Das Programm startet mit einem Impuls-Vortrag von Mutlu Ergün-Hamaz. Der Autor, Pädagoge und Soziologe gibt den Lehrer*innen Einblicke in den deutschen Alltagsrassismus und berichtet über seinen Job als White-Awareness-Trainer. Nach diesem Vorgeschmack, sollen sich die Lehrer*innen einem der vier angebotenen Workshops zuteilen. Sie müssen ihre Auswahl zwischen theaterpädagogischen und choreografischen Methoden, zwischen Einblicken in die Dramaturgie oder in die politische Bildungsarbeit treffen. Etwa 20 Teilnehmer*innen entscheiden sich für den Workshop „Fliehen und Ankommen“ bei unserem Bildungsreferenten Mohamed Abdou.
In den zwei folgenden Stunden wird neben einem umfangreichen Einblick in die methodische Arbeit vom Lernort 7xjung, vor allem die Empathie der Lehrer*innen für Geflüchtete auf einer sehr persönlichen Ebene ausgebildet. Bleibe oder fliehe ich, wenn in Deutschland Krieg herrscht? Welche persönlichen Gegenstände sind am wichtigsten, wenn ich auf der Flucht bin? Wo ist meine Familie sicher? Nachdem die Teilnehmer*innen sich während verschiedener pädagogischer Methoden u.a. mit diesen Fragen auseinandergesetzt haben, war sich die Gruppe in zwei Punkten einig: Eine Flucht ist eine unvorstellbar schreckliche Erfahrung. Und jede*r sollte sich einmal in die Lage einer*s Geflüchteten versetzen, bevor er*sie nochmal gegen diese hetzt – ein guter Konsens. Und eine gute Ausgangslage, diese Erkenntnis auch an Schüler*innen weiterzugeben.

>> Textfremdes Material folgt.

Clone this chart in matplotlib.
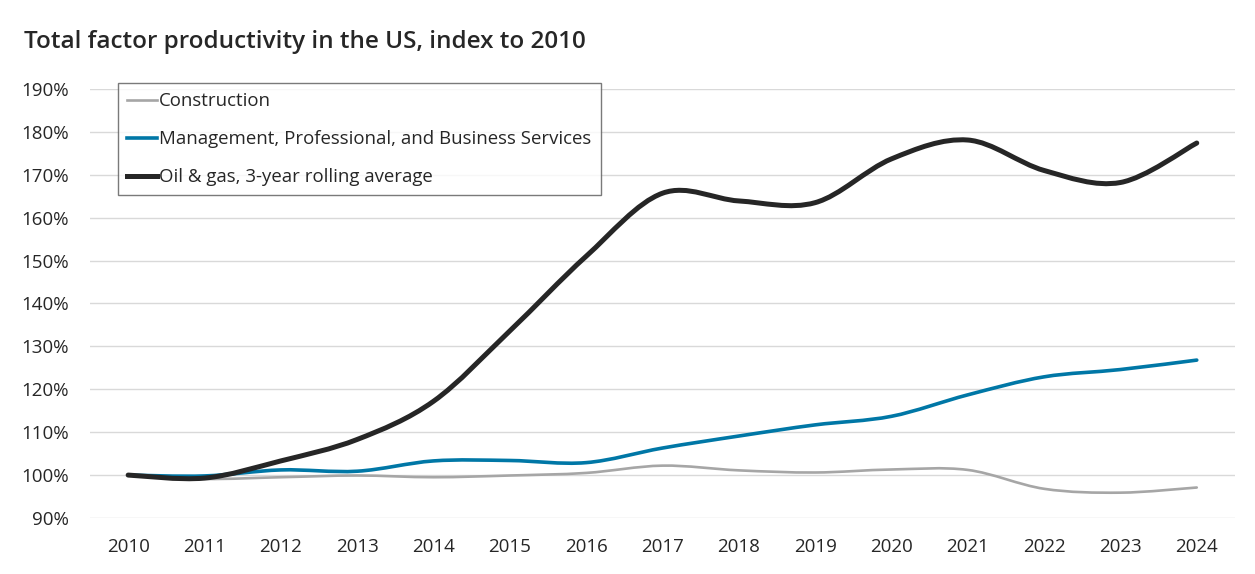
import matplotlib
matplotlib.use("Agg")
import matplotlib.pyplot as plt
from matplotlib.path import Path
from matplotlib.patches import PathPatch
from matplotlib.lines import Line2D
from matplotlib.ticker import FuncFormatter

plt.rcParams['font.family'] = ['Open Sans', 'DejaVu Sans']

# Data (index, 2010 = 100)
years = [2010, 2011, 2012, 2013, 2014, 2015, 2016, 2017,
         2018, 2019, 2020, 2021, 2022, 2023, 2024]
construction = [100.0, 99.1, 99.5, 99.9, 99.5, 99.9, 100.5, 102.2,
                101.1, 100.6, 101.3, 101.2, 96.8, 95.9, 97.1]
mgmt_services = [100.0, 99.8, 101.2, 100.9, 103.3, 103.4, 102.9, 106.3,
                 109.1, 111.7, 113.7, 118.7, 122.9, 124.6, 126.8]
oil_gas = [100.0, 99.3, 103.3, 108.3, 117.2, 133.6, 151.0, 165.7,
           163.9, 163.5, 173.7, 178.1, 171.0, 168.2, 177.4]

labels = ['Construction',
          'Management, Professional, and Business Services',
          'Oil & gas, 3-year rolling average']
colors = ['#a6a6a6', '#0077a6', '#262626']
widths = [1.9, 2.6, 3.6]


def smooth_path(xs, ys):
    # Excel-style smoothed line: cubic bezier segments through each point
    verts = [(xs[0], ys[0])]
    codes = [Path.MOVETO]
    n = len(xs)
    for i in range(n - 1):
        x0, y0 = (xs[i - 1], ys[i - 1]) if i > 0 else (xs[i], ys[i])
        x1, y1 = xs[i], ys[i]
        x2, y2 = xs[i + 1], ys[i + 1]
        x3, y3 = (xs[i + 2], ys[i + 2]) if i + 2 < n else (x2, y2)
        c1 = (x1 + (x2 - x0) / 6.0, y1 + (y2 - y0) / 6.0)
        c2 = (x2 - (x3 - x1) / 6.0, y2 - (y3 - y1) / 6.0)
        verts += [c1, c2, (x2, y2)]
        codes += [Path.CURVE4] * 3
    return Path(verts, codes)


fig = plt.figure(figsize=(12.55, 5.74), dpi=100)
ax = fig.add_axes([0.0717, 0.0976, 0.9123, 0.7474])

for series, col, lw in zip([construction, mgmt_services, oil_gas], colors, widths):
    patch = PathPatch(smooth_path(years, series), facecolor='none',
                      edgecolor=col, linewidth=lw, capstyle='round',
                      joinstyle='round', zorder=3)
    ax.add_patch(patch)

ax.set_xlim(2009.5, 2024.5)
ax.set_ylim(90, 190)
ax.set_xticks(years)
ax.set_yticks(range(90, 191, 10))
ax.yaxis.set_major_formatter(FuncFormatter(lambda v, p: '%d%%' % v))

ax.grid(axis='y', color='#d9d9d9', linewidth=1.0)
ax.set_axisbelow(True)
for s in ax.spines.values():
    s.set_visible(False)
ax.tick_params(axis='both', length=0, labelsize=13.5, colors='#262626')
ax.tick_params(axis='y', pad=15)
ax.tick_params(axis='x', pad=14.5)

handles = [Line2D([], [], color=c, linewidth=w) for c, w in zip(colors, widths)]
leg = fig.legend(handles, labels, loc='upper left',
                 bbox_to_anchor=(118 / 1255, 1 - 83 / 574),
                 fontsize=13.4, frameon=True, fancybox=False,
                 edgecolor='#595959', handlelength=1.6, handletextpad=0.1,
                 labelspacing=1.07, borderpad=0.5, borderaxespad=0)
leg.get_frame().set_linewidth(1.0)
for t in leg.get_texts():
    t.set_color('#262626')

fig.text(24 / 1255, 1 - 42 / 574, 'Total factor productivity in the US, index to 2010',
         fontsize=17.5, fontweight='semibold', color='#262626', va='center', ha='left')

fig.savefig('out.png', dpi=100)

Anschließend tauschen sich die Lehrenden über die unterschiedlichen Erfahrungen in den Workshops aus, um danach den Höhepunkt der Fortbildung mitzuerleben: das Theaterstück „Winterreise“, aufgeführt vom Exil Ensemble des Gorki Theaters. Jede*r Zuschauer*in darf im Saal eine Reise quer durch das winterliche Deutschland mit den Augen von jungen geflüchteten Schauspieler*innen erleben und konnte so erahnen, wie es ist in einem fremden Land im Exil zu sein. Als 21 Uhr das Programm endet, ist es für uns immer noch unmöglich die Leiden von Menschen auf der Flucht nachzuerleben; aber ein kurzer Blickwechsel hilft uns zu verstehen, warum wir empathischer und menschlicher mit Geflüchteten umgehen sollten.“
Die Möglichkeit bei dieser Fortbildung mitzuwirken, hatten wir durch die langjährige Kooperation zwischen unserem Lernort 7xjung und dem Gorki-Theater.